In search of higher speed records, Jenkins had the Duesenberg Special modified by replacing the Duesenberg engine with a Curtiss Conqueror aircraft engine. August Duesenberg designed new parts to connect the aircraft engine to the car's drivetrain. Work on the car was supervised by August Duesenberg and done largely by him and by Ab Jenkins' son Marvin.

This version of the car was named Mormon Meteor and Ab Jenkins began breaking records with it in 1936, beginning with a 500 km record of 164.47 mph. Jenkins and Babe Stapp drove the car to a 24-hour average of 153.82 mph and a 48-hour average of 148.64 mph. In 1937, Jenkins and Louis Meyer increased the car's 24-hour record to 157.27 mph.

The combination of the V12 aircraft engine and the almost stock Duesenberg chassis caused understeer at high speed. Jenkins had August Duesenberg, now an independent engineer after the closure of Duesenberg Inc., design and build a new chassis to contain the aircraft engine. After the aircraft engine was removed from the Mormon Meteor in 1938, the car was restored to Duesenberg Special specifications, the body was modified for road use, and the car was driven by Ab and Marv Jenkins on the streets for about 20000 mi until 1943.

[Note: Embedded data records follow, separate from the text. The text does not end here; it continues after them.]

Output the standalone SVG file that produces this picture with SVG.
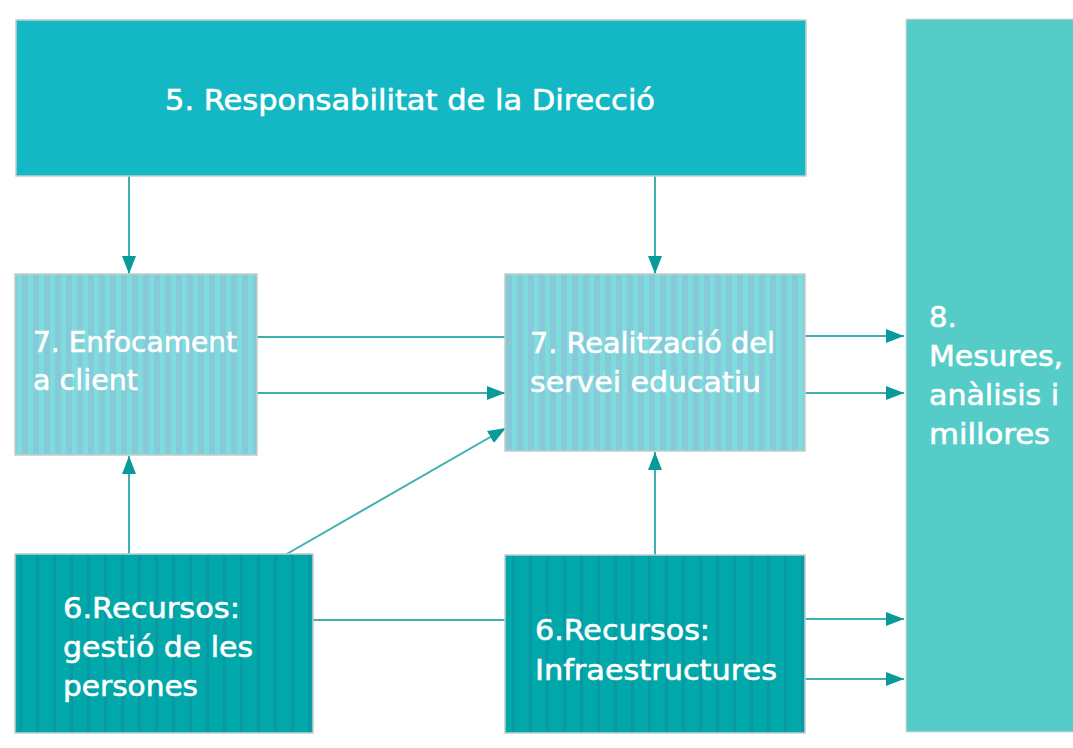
<svg xmlns="http://www.w3.org/2000/svg" width="1073" height="748" viewBox="0 0 1073 748">
<style>
text{font-family:"DejaVu Sans",Verdana,sans-serif;font-size:29px;fill:#ffffff;stroke:#ffffff;stroke-width:0.6}
.box{stroke:#c4cccc;stroke-width:1.5}
.ln{stroke:#3fb0b0;stroke-width:2;fill:none}
.ar{stroke:#3fb0b0;stroke-width:2;fill:none;marker-end:url(#ah)}
</style>
<defs>
<pattern id="lt" patternUnits="userSpaceOnUse" width="11" height="10" x="15" y="0">
<rect width="11" height="10" fill="#86c9d9"/>
<rect x="2" width="5" height="10" fill="#7fdcdc"/>
</pattern>
<pattern id="dk" patternUnits="userSpaceOnUse" width="17" height="10" x="15" y="0">
<rect width="17" height="10" fill="#00a8aa"/>
<rect x="4" width="3" height="10" fill="#0a97a6"/>
</pattern>
<marker id="ah" markerWidth="18" markerHeight="14" refX="18" refY="7" orient="auto" markerUnits="userSpaceOnUse">
<path d="M0,0 L18,7 L0,14 Z" fill="#0a9a9c"/>
</marker>
</defs>
<rect width="1073" height="748" fill="#ffffff"/>
<g id="connectors">
<line class="ar" x1="129" y1="176" x2="129" y2="274"/>
<line class="ar" x1="655" y1="176" x2="655" y2="274"/>
<line class="ln" x1="257" y1="337" x2="505" y2="337"/>
<line class="ar" x1="257" y1="393" x2="505" y2="393"/>
<line class="ar" x1="285" y1="555" x2="506" y2="428"/>
<line class="ar" x1="129" y1="554" x2="129" y2="456"/>
<line class="ln" x1="313" y1="620" x2="505" y2="620"/>
<line class="ar" x1="655" y1="555" x2="655" y2="452"/>
<line class="ar" x1="805" y1="336" x2="904" y2="336"/>
<line class="ar" x1="805" y1="393" x2="904" y2="393"/>
<line class="ar" x1="805" y1="619" x2="904" y2="619"/>
<line class="ar" x1="805" y1="679" x2="904" y2="679"/>
</g>
<g id="n5">
<rect class="box" x="16" y="20" width="790" height="156" fill="#13b8c4"/>
<text x="165" y="110" textLength="490" lengthAdjust="spacingAndGlyphs">5. Responsabilitat de la Direcció</text>
</g>
<g id="n8">
<rect x="906" y="19" width="170" height="713" fill="#56ccc9" stroke="#e6d6dc" stroke-width="1"/>
<text x="929" y="327">8.</text>
<text x="929" y="366" textLength="134" lengthAdjust="spacingAndGlyphs">Mesures,</text>
<text x="929" y="405" textLength="130" lengthAdjust="spacingAndGlyphs">anàlisis i</text>
<text x="929" y="444" textLength="121" lengthAdjust="spacingAndGlyphs">millores</text>
</g>
<g id="n7a">
<rect class="box" x="15" y="274" width="242" height="181" fill="url(#lt)"/>
<text x="33" y="352" textLength="204" lengthAdjust="spacingAndGlyphs">7. Enfocament</text>
<text x="33" y="390" textLength="105" lengthAdjust="spacingAndGlyphs">a client</text>
</g>
<g id="n7b">
<rect class="box" x="505" y="274" width="300" height="177" fill="url(#lt)"/>
<text x="530" y="353" textLength="245" lengthAdjust="spacingAndGlyphs">7. Realització del</text>
<text x="530" y="392" textLength="231" lengthAdjust="spacingAndGlyphs">servei educatiu</text>
</g>
<g id="n6a">
<rect class="box" x="15" y="554" width="298" height="179" fill="url(#dk)"/>
<text x="63" y="618" textLength="177" lengthAdjust="spacingAndGlyphs">6.Recursos:</text>
<text x="63" y="657" textLength="190" lengthAdjust="spacingAndGlyphs">gestió de les</text>
<text x="63" y="696" textLength="135" lengthAdjust="spacingAndGlyphs">persones</text>
</g>
<g id="n6b">
<rect class="box" x="505" y="555" width="300" height="178" fill="url(#dk)"/>
<text x="535" y="640" textLength="175" lengthAdjust="spacingAndGlyphs">6.Recursos:</text>
<text x="535" y="680" textLength="242" lengthAdjust="spacingAndGlyphs">Infraestructures</text>
</g>
</svg>
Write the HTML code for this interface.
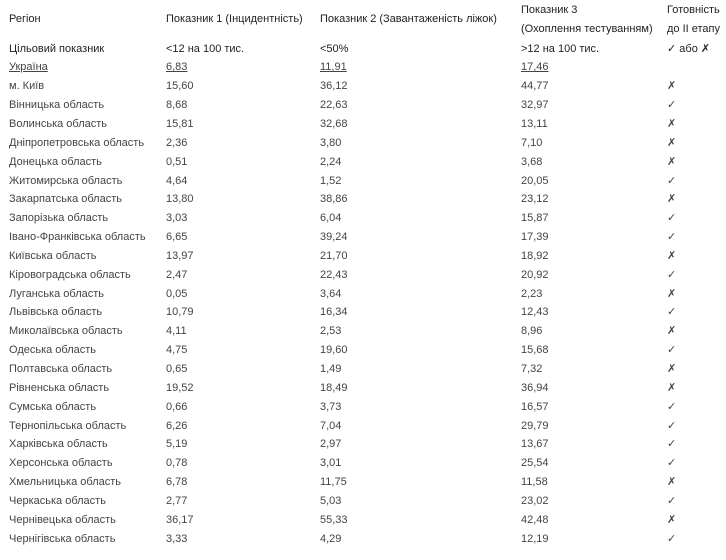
<!DOCTYPE html>
<html><head><meta charset="utf-8"><style>
body{margin:0;background:#fff;width:726px;height:560px;overflow:hidden;font-family:"Liberation Sans",sans-serif;font-size:11px;color:#444;}
.r{position:absolute;left:0;height:19px;line-height:19px;white-space:nowrap}
.r span{position:absolute;top:0}
.a{left:9px}.b{left:166px}.c{left:320px}.d{left:521px}.e{left:667px}
.bold{color:#222}
u{text-decoration:underline}
</style></head><body>
<div class="r bold" style="top:10px"><span class="a">Регіон</span><span class="b">Показник 1 (Інцидентність)</span><span class="c">Показник 2 (Завантаженість ліжок)</span></div>
<div class="r bold" style="top:1px"><span class="d">Показник 3</span><span class="e">Готовність</span></div>
<div class="r bold" style="top:20px"><span class="d">(Охоплення тестуванням)</span><span class="e">до ІІ етапу</span></div>
<div class="r bold" style="top:39.5px"><span class="a">Цільовий показник</span><span class="b">&lt;12 на 100 тис.</span><span class="c">&lt;50%</span><span class="d">&gt;12 на 100 тис.</span><span class="e">✓ або ✗</span></div>
<div id="rows"></div>
<script>
var d=[["<u>Україна</u>","<u>6,83</u>","<u>11,91</u>","<u>17,46</u>",""],
["м. Київ","15,60","36,12","44,77","✗"],
["Вінницька область","8,68","22,63","32,97","✓"],
["Волинська область","15,81","32,68","13,11","✗"],
["Дніпропетровська область","2,36","3,80","7,10","✗"],
["Донецька область","0,51","2,24","3,68","✗"],
["Житомирська область","4,64","1,52","20,05","✓"],
["Закарпатська область","13,80","38,86","23,12","✗"],
["Запорізька область","3,03","6,04","15,87","✓"],
["Івано-Франківська область","6,65","39,24","17,39","✓"],
["Київська область","13,97","21,70","18,92","✗"],
["Кіровоградська область","2,47","22,43","20,92","✓"],
["Луганська область","0,05","3,64","2,23","✗"],
["Львівська область","10,79","16,34","12,43","✓"],
["Миколаївська область","4,11","2,53","8,96","✗"],
["Одеська область","4,75","19,60","15,68","✓"],
["Полтавська область","0,65","1,49","7,32","✗"],
["Рівненська область","19,52","18,49","36,94","✗"],
["Сумська область","0,66","3,73","16,57","✓"],
["Тернопільська область","6,26","7,04","29,79","✓"],
["Харківська область","5,19","2,97","13,67","✓"],
["Херсонська область","0,78","3,01","25,54","✓"],
["Хмельницька область","6,78","11,75","11,58","✗"],
["Черкаська область","2,77","5,03","23,02","✓"],
["Чернівецька область","36,17","55,33","42,48","✗"],
["Чернігівська область","3,33","4,29","12,19","✓"]];
var h="";d.forEach(function(r,i){var t=39.5+18.85*(i+1);h+='<div class="r" style="top:'+t.toFixed(1)+'px"><span class="a">'+r[0]+'</span><span class="b">'+r[1]+'</span><span class="c">'+r[2]+'</span><span class="d">'+r[3]+'</span><span class="e">'+r[4]+'</span></div>';});
document.getElementById("rows").innerHTML=h;
</script>
</body></html>
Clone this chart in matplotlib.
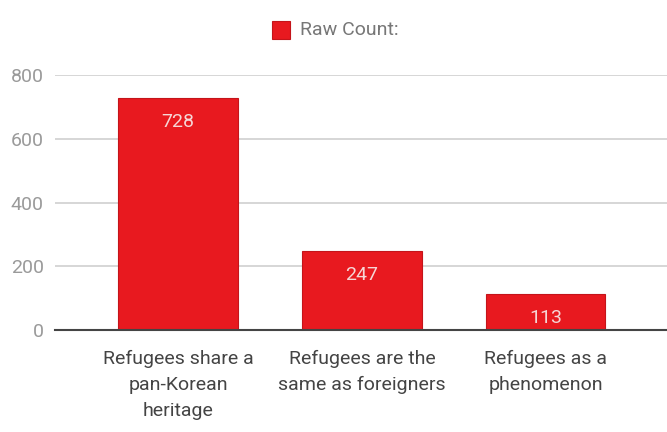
import matplotlib.pyplot as plt
from matplotlib.patches import Rectangle

categories = [
    "Refugees share a\npan-Korean\nheritage",
    "Refugees are the\nsame as foreigners",
    "Refugees as a\nphenomenon",
]
raw_counts = [728, 247, 113]
y_ticks = [0, 200, 400, 600, 800]
series_name = "Raw Count:"

BAR_RED = "#e8191f"

plt.rcParams["font.family"] = ["Roboto", "DejaVu Sans"]

fig = plt.figure(figsize=(6.67, 4.32), dpi=100)
ax = fig.add_axes([55 / 667, 1 - 330 / 432, 612 / 667, 255 / 432])

x = list(range(len(categories)))
bars = ax.bar(x, raw_counts, width=0.65, color=BAR_RED, edgecolor="#c4141a",
              linewidth=0.8, zorder=3)

for rect, val in zip(bars, raw_counts):
    ax.annotate(str(val), (rect.get_x() + rect.get_width() / 2, val),
                xytext=(0, -24), textcoords="offset pixels",
                ha="center", va="center", fontsize=14, color="#f6d6d6", zorder=4)

ax.set_xlim(-0.67, 2.66)
ax.set_ylim(0, 800)
ax.set_yticks(y_ticks)
ax.set_yticklabels([str(v) for v in y_ticks], fontsize=14, color="#9a9a9a")
ax.set_xticks(x)
ax.set_xticklabels(categories, fontsize=14, color="#444444", linespacing=1.6)
ax.tick_params(axis="both", length=0)
ax.tick_params(axis="x", pad=14)
ax.tick_params(axis="y", pad=8)

ax.grid(axis="y", color="#d0d0d0", linewidth=1.2, zorder=0)
for side in ("top", "right", "left"):
    ax.spines[side].set_visible(False)
ax.spines["bottom"].set_color("#444444")
ax.spines["bottom"].set_linewidth(1.5)
ax.spines["bottom"].set_zorder(5)

# legend at the top
fig.patches.append(Rectangle((272 / 667, 1 - 39 / 432), 18 / 667, 18 / 432,
                             transform=fig.transFigure, facecolor=BAR_RED,
                             edgecolor="#c4141a", linewidth=0.8))
fig.text(300 / 667, 1 - 30 / 432, series_name, fontsize=14, color="#777777",
         ha="left", va="center")

fig.savefig("out.png", dpi=100)
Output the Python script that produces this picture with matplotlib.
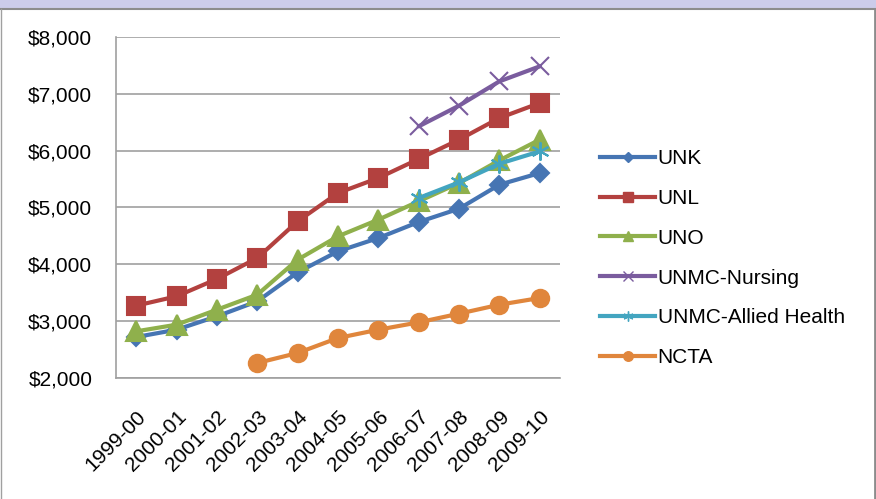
import matplotlib.pyplot as plt
from matplotlib.patches import Rectangle
from matplotlib.lines import Line2D
from matplotlib.ticker import FuncFormatter

plt.rcParams['font.family'] = ['Liberation Sans', 'DejaVu Sans']

years = ['1999-00', '2000-01', '2001-02', '2002-03', '2003-04', '2004-05',
         '2005-06', '2006-07', '2007-08', '2008-09', '2009-10']

unk = [2721, 2850, 3085, 3349, 3859, 4229, 4463, 4745, 4979, 5402, 5607]
unl = [3273, 3437, 3742, 4111, 4757, 5255, 5519, 5853, 6194, 6575, 6839]
uno = [2821, 2938, 3202, 3466, 4082, 4493, 4786, 5109, 5431, 5830, 6194]
nursing = [None] * 7 + [6428, 6792, 7220, 7484]
allied = [None] * 7 + [5167, 5443, 5771, 5988]
ncta = [None] * 3 + [2264, 2440, 2704, 2850, 2979, 3132, 3290, 3408]

series = [
    ('UNK', unk, '#4675B3', 'D', 9),
    ('UNL', unl, '#B3413F', 's', 13),
    ('UNO', uno, '#8FB04C', '^', 14),
    ('UNMC-Nursing', nursing, '#7A5C9E', 'x', 13),
    ('UNMC-Allied Health', allied, '#43A5C0', (6, 2, 0), 13),
    ('NCTA', ncta, '#E0863C', 'o', 12.5),
]

fig = plt.figure(figsize=(8.76, 4.99), dpi=100)
ax = fig.add_axes([116 / 876, 1 - 378 / 499, (560 - 116) / 876, (378 - 37) / 499])

x = list(range(len(years)))
for name, vals, col, mk, ms in series:
    xs = [i for i, v in zip(x, vals) if v is not None]
    ys = [v for v in vals if v is not None]
    ax.plot(xs, ys, color=col, lw=3, marker=mk, ms=ms, mfc=col, mec=col,
            mew=1.5, label=name, solid_capstyle='round')

ax.set_xlim(-0.5, len(years) - 0.5)
ax.set_ylim(2000, 8000)
ax.set_yticks(range(2000, 8001, 1000))
ax.yaxis.set_major_formatter(FuncFormatter(lambda v, p: '${:,.0f}'.format(v)))
ax.set_xticks(x)
ax.set_xticklabels(years)
plt.setp(ax.get_xticklabels(), rotation=45, ha='right', va='top',
         rotation_mode='anchor')
ax.tick_params(axis='y', length=0, pad=17, labelsize=15)
ax.tick_params(axis='x', length=0, pad=21, labelsize=15)

ax.grid(axis='y', color='#A0A0A0', lw=1.2)
ax.set_axisbelow(True)
for s in ['top', 'right']:
    ax.spines[s].set_visible(False)
for s in ['left', 'bottom']:
    ax.spines[s].set_color('#A0A0A0')
    ax.spines[s].set_linewidth(1.2)

handles = [Line2D([], [], color=col, lw=3, marker=mk, ms=ms * 0.55, mfc=col,
                  mec=col, mew=1) for name, vals, col, mk, ms in series]
labels = [s[0] for s in series]
fig.legend(handles, labels, loc='upper left',
           bbox_to_anchor=(600 / 876, 1 - 149 / 499), frameon=False,
           fontsize=15, borderpad=0, borderaxespad=0, handlelength=2.65,
           handletextpad=0.12, labelspacing=1.0)

# outer frame like the spreadsheet chart object
fig.patches.append(Rectangle((0, 1 - 8 / 499), 1, 8 / 499, transform=fig.transFigure,
                             facecolor='#CCCCEA', edgecolor='none'))
fig.lines.append(Line2D([0, 1], [1 - 9 / 499] * 2, transform=fig.transFigure,
                        color='#8C8C8C', lw=1.5))
fig.lines.append(Line2D([0.5 / 876] * 2, [0, 1 - 9 / 499], transform=fig.transFigure,
                        color='#A0A0A0', lw=1))
fig.lines.append(Line2D([874.5 / 876] * 2, [0, 1 - 9 / 499], transform=fig.transFigure,
                        color='#8C8C8C', lw=2))

fig.savefig('out.png', dpi=100)
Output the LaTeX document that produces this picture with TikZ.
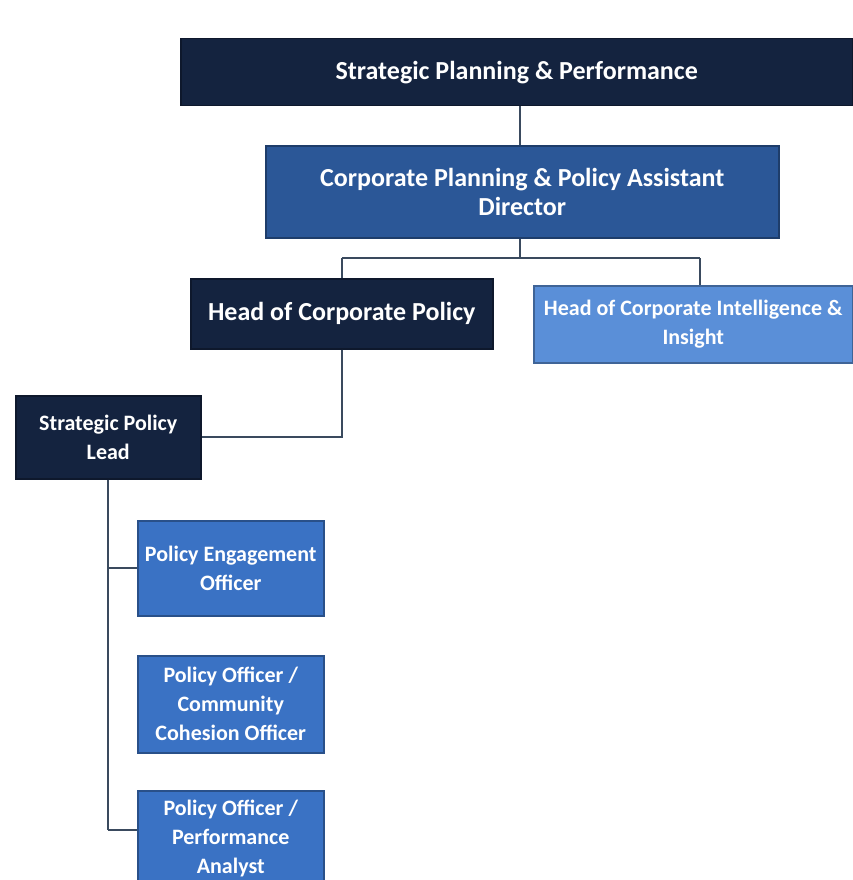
\documentclass[tikz,border=0pt]{standalone}
\usepackage{fontspec}
\setmainfont{Carlito}
\definecolor{navy}{HTML}{14233F}
\definecolor{midblue}{HTML}{2B5797}
\definecolor{lightblue}{HTML}{5A8FD8}
\definecolor{boxblue}{HTML}{3A72C4}
\definecolor{linecol}{HTML}{3A4A5E}
\begin{document}
\begin{tikzpicture}[x=1pt,y=-1pt,
  orgbox/.style={draw=#1!70!black, line width=1.5pt, fill=#1, text=white, font=\bfseries\fontsize{26}{29}\selectfont, align=center, inner sep=0pt, anchor=north west},
  small/.style={font=\bfseries\fontsize{22}{29}\selectfont},
  conn/.style={draw=linecol, line width=2pt}]
\useasboundingbox (0,0) rectangle (852,880);
\node[orgbox=navy, minimum width=672pt, minimum height=67pt] (spp) at (180,38) {Strategic Planning \& Performance};
\node[orgbox=midblue, minimum width=513pt, minimum height=92pt] (cpp) at (265,145) {Corporate Planning \& Policy Assistant\\Director};
\node[orgbox=navy, minimum width=302pt, minimum height=70pt] (hcp) at (190,278) {Head of Corporate Policy};
\node[orgbox=lightblue, small, minimum width=319pt, minimum height=77pt] (hci) at (533,285) {Head of Corporate Intelligence \&\\Insight};
\node[orgbox=navy, small, minimum width=185pt, minimum height=83pt] (spl) at (15,395) {Strategic Policy\\Lead};
\node[orgbox=boxblue, small, minimum width=186pt, minimum height=95pt] (peo) at (137,520) {Policy Engagement\\Officer};
\node[orgbox=boxblue, small, minimum width=186pt, minimum height=97pt] (pcc) at (137,655) {Policy Officer /\\Community\\Cohesion Officer};
\node[orgbox=boxblue, small, minimum width=186pt, minimum height=95pt] (ppa) at (137,790) {Policy Officer /\\Performance\\Analyst};
\coordinate (j1) at (520,258);
\coordinate (hcpend) at (342,437);
\draw[conn] (spp.south -| j1) -- (cpp.north -| j1);
\draw[conn] (cpp.south -| j1) -- (j1);
\draw[conn] (342,258) -- (700,258);
\draw[conn] (342,258) -- (hcp.north -| hcpend);
\draw[conn] (700,258) -- (hci.north -| 700,0);
\draw[conn] (hcp.south -| hcpend) -- (hcpend) -- (hcpend -| spl.east);
\draw[conn] (spl.south -| 108,0) -- (108,830);
\draw[conn] (108,568) -- (peo.west |- 0,568);
\draw[conn] (108,830) -- (ppa.west |- 0,830);
\end{tikzpicture}
\end{document}
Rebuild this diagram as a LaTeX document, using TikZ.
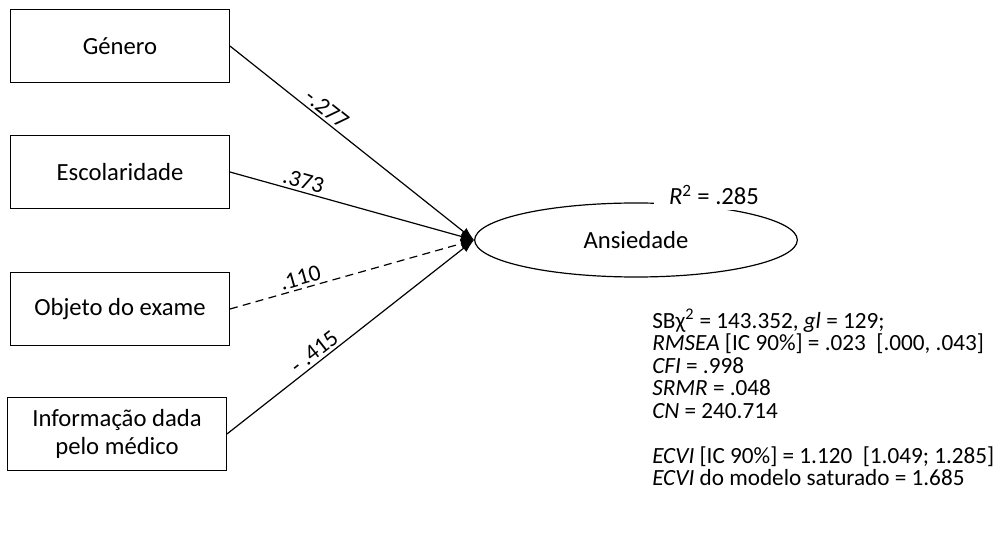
\documentclass[tikz,border=0pt]{standalone}
\usepackage{fontspec}
\setmainfont{Carlito}
\usetikzlibrary{positioning,shapes.geometric,arrows.meta}
\newcommand\tightlines{\lineskiplimit=-20pt\relax}

\begin{document}
\begin{tikzpicture}[x=0.75pt,y=-0.75pt,node distance=95pt,on grid,auto,
    font=\fontsize{18.5}{21}\selectfont,
    box/.style={draw,line width=0.9pt,minimum width=164pt,minimum height=55pt,align=center},
    latent/.style={draw,ellipse,line width=0.9pt,minimum width=242pt,minimum height=55.5pt},
    path/.style={->,>={Latex[length=10pt,width=7pt]},line width=0.9pt},
    coef/.style={sloped,inner sep=2pt,font=\fontsize{17.5}{20}\selectfont}]

   \useasboundingbox (0,0) rectangle (1004,549);

   \node[box] (genero) at (120,46) {Género};
   \node[box] (escolaridade) [below=94.5pt of genero] {Escolaridade};
   \node[box] (objeto) [below=102.75pt of escolaridade] {Objeto do exame};
   \node[box] (informacao) [below=93.75pt of objeto, xshift=-2.25pt] {Informação dada\\pelo médico};

   \node[latent] (ansiedade) at (636,240) {Ansiedade};
   \node[fill=white,inner xsep=11pt,inner ysep=3.5pt] (r2) at (714,195) {\textit{R}\textsuperscript{2} = .285};

    \path[path]
    (genero.east)
        edge node[coef,pos=0.37] {-.277} (ansiedade.west)
    (escolaridade.east)
        edge node[coef,pos=0.29] {.373} (ansiedade.west)
    (objeto.east)
        edge [dash pattern=on 6pt off 4pt] node[coef,pos=0.30] {.110} (ansiedade.west)
    (informacao.east)
        edge node[coef,pos=0.38] {- .415} (ansiedade.west);

   \node[align=left,anchor=north west,inner sep=0pt,
     font=\fontsize{17.4}{16.9}\selectfont\tightlines] (ajuste) at (652,309)
     {SBχ\textsuperscript{2} = 143.352, \textit{gl} = 129;\\
      \textit{RMSEA} [IC 90\%] = .023 \ [.000, .043]\\
      \textit{CFI} = .998\\
      \textit{SRMR} = .048\\
      \textit{CN} = 240.714\\[16.9pt]
      \textit{ECVI} [IC 90\%] = 1.120 \ [1.049; 1.285]\\
      \textit{ECVI} do modelo saturado = 1.685};
\end{tikzpicture}
\end{document}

The car was kept in street form until 2004. That year, the family that had owned it since 1959 had it sold at Gooding & Company's Pebble Beach Auction. The new owner had the car restored to its 1935 racing condition and entered it in the 2007 Pebble Beach Concours d'Elegance, which it won.

===Naming convention===
The car was known in its original form as the "Duesenberg Special". After the aircraft engine was installed, the Deseret News held a contest to name the car. The winning name of "Mormon Meteor" was announced on August 1, 1936. Although the term "Mormon Meteor" refers to the car in aircraft-engined form, the car was still referred to as the Mormon Meteor after its original Duesenberg drivetrain was replaced. This has resulted in the Duesenberg Special being referred to as "Mormon Meteor I" and the actual Mormon Meteor being referred to as "Mormon Meteor II".

==Mormon Meteor III==

The Mormon Meteor III was built in 1937 to handle the large Curtiss Conqueror airplane engine. It was built by both Ab's son Marv Jenkins and Augie Dusenberg. Ab sent Marv to build the car with Dusenberg at only age 17. This intimate knowledge of the Meteor III enabled Marv to complete the meticulous restoration that required most parts to be fabricated again from scratch many years later after his father Ab's passing. It had many unique features, such as the body offset by six inches on the frame to help the car turn on the track. In 1939, Jenkins drove the car 171 mi/h and broke all of the 12-hour endurance records. The Mormon Meteor III set a 24-hour record of 161.180 mph in 1940 that would not be broken until 1990. The car is permanently displayed at the Museum of Utah in Salt Lake City.